Background: I'm working on a project where we have about a dozen distinct WCF services implemented in an IIS application, communicating over net.tcp on the default port (808), using the Microsoft Net.Tcp Port Sharing Service.
I recently added a self-test method to the base class of each of these services so that I could remotely hit the service and get back a status string verifying that it was in operation.
We implement this app in a ladder of environments - Development, QA, UAT, and finally production.
My problem:
My test program, which instantiates a connection to each service in turn and invokes the self-test method, works fine on all the environments below production. We recently moved the app to production, and I'm getting a weird error that I can't explain: On the first of the services that I hit, I get back an exception: "The server at [URL] rejected the session-establishment request". All the other services respond fine.
I initially thought there was something wrong with the particular service that was failing, but I tried rearranging the list of services into a different order, and it SEEMS to always be the first service that I hit that fails. (I say SEEMS because it think once in the early iterations of testing, I saw it happen on the second service that it hit. But I haven't been able to reproduce that.)
I've looked at application startup delays, and that doesn't seem to be the problem, because I can come back and run the test again as soon as it finishes - a delay of only a minute or two - and get the same error. Also, in the lower level environments, there is a start up delay of probably 30 seconds to a minute, but the result still comes back as expected.
I've tried accessing the services over http from INetManager, and I get intermittent failures on all the services - a particular service will return a yellow screen of death on on invocation, then come up with the expected link to the WSDL on the next one seconds later.

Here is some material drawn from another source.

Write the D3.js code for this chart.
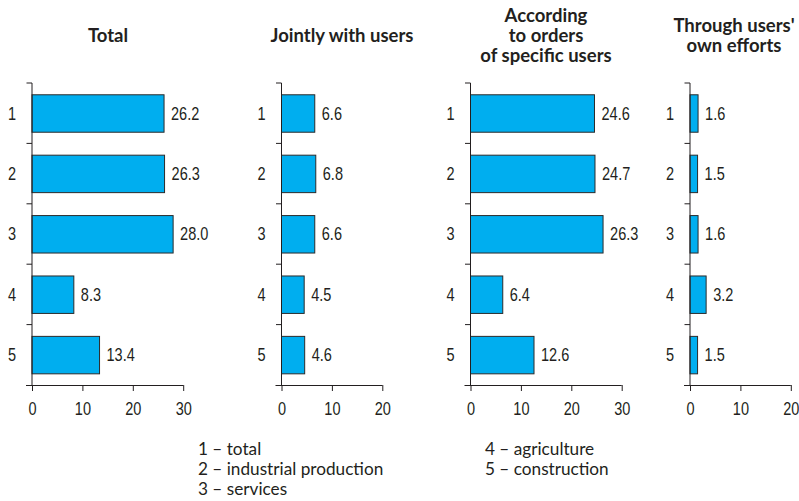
<!DOCTYPE html>
<html>
<head>
<meta charset="utf-8">
<script src="https://cdn.jsdelivr.net/npm/d3@7"></script>
<style>
  html, body { margin: 0; padding: 0; background: #fff; }
  svg { display: block; }
  .num { font-family: "Liberation Sans", Arial, sans-serif; font-size: 17.5px; fill: #231f20; }
  .title { font-family: Lato, "Open Sans", sans-serif; font-weight: 700; font-size: 18.5px; fill: #231f20; }
  .legend { font-family: Lato, "Open Sans", sans-serif; font-size: 17.2px; fill: #231f20; }
</style>
</head>
<body>
<script>
// Sectors (rows) and their legend texts
const categories = ["1", "2", "3", "4", "5"];
const legendItems = ["1 – total", "2 – industrial production", "3 – services", "4 – agriculture", "5 – construction"];

// Shares by way of development, per sector
const totalValues   = [26.2, 26.3, 28.0, 8.3, 13.4];
const jointlyValues = [6.6, 6.8, 6.6, 4.5, 4.6];
const ordersValues  = [24.6, 24.7, 26.3, 6.4, 12.6];
const ownValues     = [1.6, 1.5, 1.6, 3.2, 1.5];

// Panel titles and axis tick values
const panelTitles = [
  ["Total"],
  ["Jointly with users"],
  ["According", "to orders", "of specific users"],
  ["Through users'", "own efforts"]
];
const ticks30 = [0, 10, 20, 30];
const ticks20 = [0, 10, 20];

const W = 799, H = 501;
const pxPerUnit = 5.04;
const plotTop = 83, plotBottom = 385;
const barColor = "#00aeef";
const ink = "#231f20";
const narrow = 0.83; // horizontal squeeze for a condensed look of the numerals

const panels = [
  { values: totalValues,   x0: 32,    max: 30, ticks: ticks30, title: panelTitles[0], titleX: 108 },
  { values: jointlyValues, x0: 281.5, max: 20, ticks: ticks20, title: panelTitles[1], titleX: 342 },
  { values: ordersValues,  x0: 470.5, max: 30, ticks: ticks30, title: panelTitles[2], titleX: 546 },
  { values: ownValues,     x0: 690,   max: 20, ticks: ticks20, title: panelTitles[3], titleX: 734 }
];

const svg = d3.select("body").append("svg").attr("width", W).attr("height", H);

const y = d3.scaleBand().domain(categories).range([plotTop, plotBottom]).padding(0);
const step = y.step();
const barInset = step * 0.195, barH = step * 0.62;

panels.forEach(p => {
  const x = d3.scaleLinear().domain([0, p.max]).range([p.x0, p.x0 + p.max * pxPerUnit]);
  const g = svg.append("g");

  // Title, lines stacked around a common middle
  const lineH = 20;
  const midBaseline = 42;
  const n = p.title.length;
  const t = g.append("text").attr("class", "title").attr("text-anchor", "middle");
  p.title.forEach((line, i) => {
    t.append("tspan")
      .attr("x", p.titleX)
      .attr("y", midBaseline + (i - (n - 1) / 2) * lineH)
      .text(line);
  });

  // Bars
  g.selectAll("rect.bar").data(p.values).join("rect")
    .attr("class", "bar")
    .attr("x", x(0))
    .attr("y", (d, i) => y(categories[i]) + barInset)
    .attr("width", d => x(d) - x(0))
    .attr("height", barH)
    .attr("fill", barColor)
    .attr("stroke", "#2b2b2b")
    .attr("stroke-width", 1);

  // Value labels
  g.selectAll("text.val").data(p.values).join("text")
    .attr("class", "num val")
    .attr("transform", (d, i) => `translate(${x(d) + 7},${y(categories[i]) + step / 2}) scale(${narrow},1)`)
    .attr("dy", "0.36em")
    .text(d => d.toFixed(1));

  // Vertical axis with ticks at row boundaries
  g.append("line")
    .attr("x1", x(0)).attr("x2", x(0))
    .attr("y1", plotTop).attr("y2", plotBottom)
    .attr("stroke", ink).attr("stroke-width", 1);
  categories.forEach(c => {
    g.append("line")
      .attr("x1", x(0) - 5.5).attr("x2", x(0))
      .attr("y1", y(c)).attr("y2", y(c))
      .attr("stroke", ink).attr("stroke-width", 1);
  });

  // Category labels
  g.selectAll("text.cat").data(categories).join("text")
    .attr("class", "num cat")
    .attr("transform", c => `translate(${x(0) - 20},${y(c) + step / 2}) scale(${narrow},1)`)
    .attr("dy", "0.36em")
    .attr("text-anchor", "middle")
    .text(c => c);

  // Horizontal axis
  const axis = g.append("g")
    .attr("transform", `translate(0,${plotBottom})`)
    .call(d3.axisBottom(x).tickValues(p.ticks).tickSize(6).tickPadding(6).tickSizeOuter(0));
  axis.attr("font-family", null).attr("font-size", null);
  axis.select(".domain")
    .attr("d", `M${x(0) - 6},0.5H${x(p.max)}`)
    .attr("stroke", ink);
  axis.selectAll(".tick line").attr("stroke", ink);
  axis.selectAll(".tick text")
    .attr("class", "num")
    .attr("transform", `scale(${narrow},1)`)
    .attr("dy", "1.05em");
});

// Legend
const legendPos = [
  { x: 198, y: 455 }, { x: 198, y: 475 }, { x: 198, y: 495 },
  { x: 485, y: 455 }, { x: 485, y: 475 }
];
svg.append("g").selectAll("text").data(legendItems).join("text")
  .attr("class", "legend")
  .attr("x", (d, i) => legendPos[i].x)
  .attr("y", (d, i) => legendPos[i].y)
  .text(d => d);
</script>
</body>
</html>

I'm completely at a loss to explain this behavior, or how to resolve it. I've googled the error message, and not found anything helpful. It may be a configuration issue - the production servers are newly provisioned VM's, and we may not have the config exactly right (whereas all the lower level environments have been running this and other similar apps for some time), but I have not idea what to look for. I've looked at the properties of the app pool that the app is running on and compared it to the lower level environments without finding any differences.
If somebody can point me in the right direction, you would have my undying gratitude.